As the Nordic countries spend about as much as most Southern European countries on their military capabilities, the argument that this is the “Nordic way” does not appear to hold water.
Correct – it’s a decidedly odd argument that seems to be driven more by ideology than evidence.
Southern Europe tried a third way and it clearly didnot work.
The Nordic way looks as well out of the question. There is simply no platform for raising the taxes that come with that.
So the choice looks therefor pretty simple, effectively it has already be determined by the simple facts on the ground.
Only the way to it is not completely clear. Simply no political platform for the necessary change.
But there the difference with the Nordic system comes into play. You need active policies to get there while market and other forces if there is no other alternative simply will enforce the, better an, AS style system.
Outcome of the game is simply already determined. Some battles still to be fought but non of them is really relevant for the end result.
An AS style system and very likely a much less developed one as we see in AS countries. Simply hard to see how second class governments/countries are going to play in the top leagues. Answer is the won’t they will be playing in the second league with a lot of present really promissing upstarts.
Not sure where the idea that the Nordic countries have very high taxes comes from (the 70s?). Here is an OECD average tax burden list: http://www.oecd.org/ctp/tax-policy/50035005.xls
Corporate tax rates tell the same store – actually even more so.
3rd way, 2nd way, how about the 1st way? reducing southern Europe’s love affair with red tape and bureaucracy that would be a good start.

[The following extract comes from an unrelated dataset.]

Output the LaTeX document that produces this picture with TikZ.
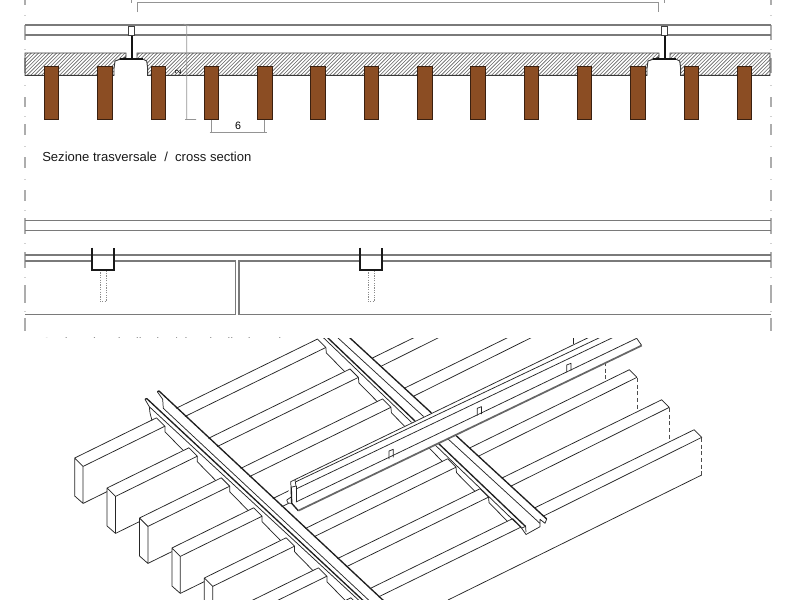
\documentclass[tikz,border=0pt]{standalone}
\usepackage{fontspec}
\setmainfont{Liberation Sans}
\definecolor{wood}{HTML}{8B4D23}
\definecolor{woodedge}{HTML}{3A2010}
\tikzset{
  sideline/.style={draw=black!52,line width=0.8pt},
  dashborder/.style={draw=black!32,line width=1.1pt},
  dotborder/.style={draw=black!18,line width=0.8pt},
  dimline/.style={draw=black!42,line width=0.45pt},
  boardbox/.style={fill=wood,draw=woodedge,line width=0.6pt},
  bandedge/.style={draw=black!78,line width=0.7pt},
  hatchline/.style={draw=black!62,line width=0.45pt},
  rodline/.style={draw=black!92,line width=1.2pt},
  capline/.style={draw=black!92,line width=1.3pt},
  ubar/.style={draw=black!90,line width=1.3pt},
  pegline/.style={draw=black!45,line width=0.45pt,dash pattern=on 0.9pt off 0.9pt},
  iso/.style={draw=black!85,line width=0.55pt,line join=round},
  isothick/.style={draw=black!88,line width=1pt,line join=round},
  isogrey/.style={draw=black!60,line width=1.3pt},
  isodash/.style={draw=black!70,line width=0.45pt,dash pattern=on 3pt off 2pt},
  captiontext/.style={font=\fontsize{9.8pt}{11pt}\selectfont,anchor=west,inner sep=0pt,text=black!90},
}
\newcommand{\bandshape}{%
  (25,53)--(126,53)--(126,57.3)--(120,59.3)--(115,61)--(114,68.3)--(114,75.3)--(25,75.3)--cycle
  (137,53)--(659,53)--(659,57.3)--(653,59.3)--(648,61)--(647,68.3)--(647,75.3)--(147.7,75.3)--(147.7,68.3)--(146.7,61)--(143.3,59.3)--(137,59.3)--cycle
  (670,53)--(770,53)--(770,75.3)--(680.7,75.3)--(680.7,68.3)--(679.7,61)--(676.3,59.3)--(670,59.3)--cycle}
\begin{document}
\begin{tikzpicture}[x=0.75pt,y=-0.75pt]
\useasboundingbox (0,0) rectangle (800,600);
% --- side dashes
\foreach \xx in {25,771}{
  \foreach \ya/\yb in {0/5,25/40,58/73,97/107,124/135,157/168,190/201,218/234,252/268,285/303,318/331}{
    \draw[dashborder] (\xx,\ya)--(\xx,\yb);
  }
  \foreach \yd in {15,49,85,116,146,179,210,243,277,311}{
    \draw[dotborder] (\xx,\yd)--(\xx,\yd+1);
  }
}
% --- cross section
\draw[sideline] (25,25)--(771,25) (25,35)--(771,35);
\begin{scope}
  \clip \bandshape;
  \foreach \k in {0,...,225}{
    \draw[hatchline] (-10+3.6*\k,80)--(-10+3.6*\k+32,48);
  }
\end{scope}
\draw[bandedge] \bandshape;
\foreach \k in {0,...,13}{
  \draw[boardbox] (44.3+53.3*\k,66)rectangle(58.8+53.3*\k,119.5);
}
\foreach \cx in {131.7,664.7}{
  \draw[rodline] (\cx,35)--(\cx,59);
  \draw[capline] (\cx-11.7,59.3)--(\cx+11.7,59.3);
  \draw[draw=black!75,fill=white,line width=0.6pt] (\cx-3,26)rectangle(\cx+3,35);
}
% dimensions
\draw[dimline] (137,12)--(137,2.5)--(658,2.5)--(658,12);
\draw[dimline] (131,0)--(131,3) (664.5,0)--(664.5,3);
\draw[dimline] (183.5,24)--(189.5,26) (186.7,25)--(186.7,119.5) (185,119.5)--(196,119.5);
\draw[dimline] (211.7,120)--(211.7,132.7) (264.7,120)--(264.7,132.7) (209.5,132.7)--(266.5,132.7);
\node[font=\fontsize{8pt}{9pt}\selectfont,inner sep=0pt] (six) at (238,125.5) {6};
\node[font=\fontsize{6.5pt}{7pt}\selectfont,inner sep=0pt,rotate=90] (two) at (178,72.5) {2};
\node[captiontext] (capA) at (42,156.5) {Sezione trasversale\ \ /\ \ cross section};
% --- longitudinal section
\draw[sideline] (25,220.7)--(771,220.7) (25,230.3)--(771,230.3);
\draw[sideline] (25,255)--(771,255);
\draw[sideline] (25,261)--(235.5,261)--(235.5,314.7)--(25,314.7);
\draw[sideline] (771,261)--(239,261)--(239,314.7)--(771,314.7);
\foreach \cx in {92,360}{
  \draw[pegline] (\cx+8,270)--(\cx+8,301.5)--(\cx+14,301.5)--(\cx+14,270);
  \fill[white] (\cx+0.6,256)rectangle(\cx+21.4,269);
  \draw[sideline] (\cx,255)--(\cx+22,255);
  \draw[ubar] (\cx,247.7)--(\cx,269.7)--(\cx+22,269.7)--(\cx+22,247.7);
}
\node[captiontext] (capB) at (42,344) {Sezione longitudinale\ \ /\ \ longitudinal section};
\fill[white] (0,338)rectangle(800,600);
% --- isometric view
\begin{scope}
\clip (0,338) rectangle (800,600);
\foreach \i in {0,...,6}{
  \pgfmathsetmacro\Ax{74.7+32.4*\i}
  \pgfmathsetmacro\Ay{458+30*\i}
  \pgfmathsetmacro\Bx{\Ax+8.4}
  \pgfmathsetmacro\By{\Ay+8.4}
  \pgfmathsetmacro\Ex{\Ax+81.8}
  \pgfmathsetmacro\Ey{\Ay-40.2}
  \pgfmathsetmacro\Fx{\Ex+8.4}
  \pgfmathsetmacro\Fy{\Ey+8.4}
  % end face and stretch up to the first channel
  \draw[iso] (\Ex,\Ey)--(\Ax,\Ay)--(\Bx,\By)--(\Bx,\By+37)--(\Ax,\Ay+38)--(\Ax,\Ay);
  \draw[iso] (\Bx,\By)--(\Fx,\Fy);
  \draw[iso] (\Bx,\By+37)--(\Bx+24,\By+25.2);
  \draw[iso] (\Ex,\Ey)--(\Fx,\Fy)--(\Fx,\Fy+5.5)--(\Ex+26.8,\Ey+32.7);
  % between the channels
  \pgfmathsetmacro\aA{(\Ay+0.49*\Ax-244.2)/1.422}
  \pgfmathsetmacro\aB{(\By+0.49*\Bx-244.2)/1.422}
  \pgfmathsetmacro\Gx{(\Ay+0.49*\Ax-47)/1.41}
  \pgfmathsetmacro\Gy{\Ay-0.49*(\Gx-\Ax)}
  \draw[iso] (\aA,{\Ay-0.49*(\aA-\Ax)})--(\Gx,\Gy)--(\Gx+8.4,\Gy+8.4);
  \draw[iso] (\aB,{\By-0.49*(\aB-\Bx)})--(\Gx+8.4,\Gy+8.4);
  \ifnum\i<6
    \draw[iso] (\Gx+8.4,\Gy+8.4)--(\Gx+8.9,\Gy+13.9)--(\Gx+27.4,\Gy+32.7);
  \fi
  % beyond the second channel
  \pgfmathsetmacro\cA{(\Ay+0.49*\Ax-16)/1.41}
  \pgfmathsetmacro\cB{(\By+0.49*\Bx-16)/1.41}
  \pgfmathsetmacro\Hx{\Ax+425}
  \pgfmathsetmacro\Hy{\Ay-0.49*425}
  \draw[iso] (\cA,{\Ay-0.49*(\cA-\Ax)})--(\Hx,\Hy)--(\Hx+7.6,\Hy+7.6)--(\cB,{\By-0.49*(\cB-\Bx)});
}
% hidden edges
\foreach \xa/\ya/\yb in {605.7/362/381.7,637.3/378/411.7,669.3/408/441.7,701.7/438/475}{
  \draw[isodash] (\xa,\ya)--(\xa,\yb);
}
\draw[iso] (701.7,475)--(448,600);
% first channel
\draw[isothick] (145,399.3)--(146.8,398.6)--(369,606);
\draw[isothick] (157.3,391.7)--(159,391)--(385,602);
\draw[iso] (157.3,391.7)--(162.7,399.3)--(163.3,408.3)--(375,606);
\draw[iso] (145,399.3)--(149.3,406.7)--(150,413)--(152,420.5);
\draw[iso] (149.3,406.7)--(365,606);
% second channel
\draw[isothick] (320,310.4)--(546.7,519);
\draw[iso] (320,321.4)--(540,523.4);
\draw[isothick] (320,330.4)--(525.6,526.5);
\draw[iso] (320,334.4)--(521.5,528);
\draw[iso] (546.7,519)--(545,523.3)--(540,519.3)--(540,526.7)--(526,534.5)--(521.5,528)--(525.6,526.5)--(526,532);
% cross beam
\fill[white] (286.7,500)--(290.7,481)--(295,479)--(586,338)--(636.7,330)--(641.7,345.5)--(298.3,510.7)--(291.7,503.3)--(288,503)--cycle;
\draw[iso] (290.7,481.7)--(295,479.6)--(296,486)--(291,487.3)--cycle;
\draw[isothick] (291.2,487.3)--(291.7,503.3)--(298.3,510.7);
\draw[iso] (286.7,500)--(291.7,496.7) (286.7,500)--(288,503)--(291.7,503.3);
\draw[iso] (296,486)--(296,501.5);
\draw[iso] (295,479.6)--(590,336.8);
\draw[iso] (296,481.7)--(602,336.5);
\draw[iso] (296,489)--(615,336.5);
\draw[iso] (296,502)--(636.7,338.3);
\draw[iso] (636.7,338.3)--(641.7,345.5);
\draw[isogrey] (298.3,510.7)--(641.7,345.5);
\foreach \xa/\yaa/\ybb in {389/451/459,477.3/408.3/415.7,566.7/365/372.3}{
  \draw[iso] (\xa,\ybb)--(\xa,\yaa)--(\xa+4.3,\yaa-1.7)--(\xa+4.3,\ybb-1.7);
}
\draw[iso] (573,338)--(573,344);
\end{scope}
\end{tikzpicture}
\end{document}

All those small SME’s and unemployed entrepreneurs trying desperately to start up a small business of their own, only to hit a wall of bureaucratic form filling and waiting weeks, sometimes months for the slow wheels of municipal and govt to turn.
Freeing up legal opening times of shops and businesses, freeing up rigid employment laws. Northern Europe as made these simple changes many years ago, while southern Europe drags its feet over real reforms and resists changes to its own economic disadvantages.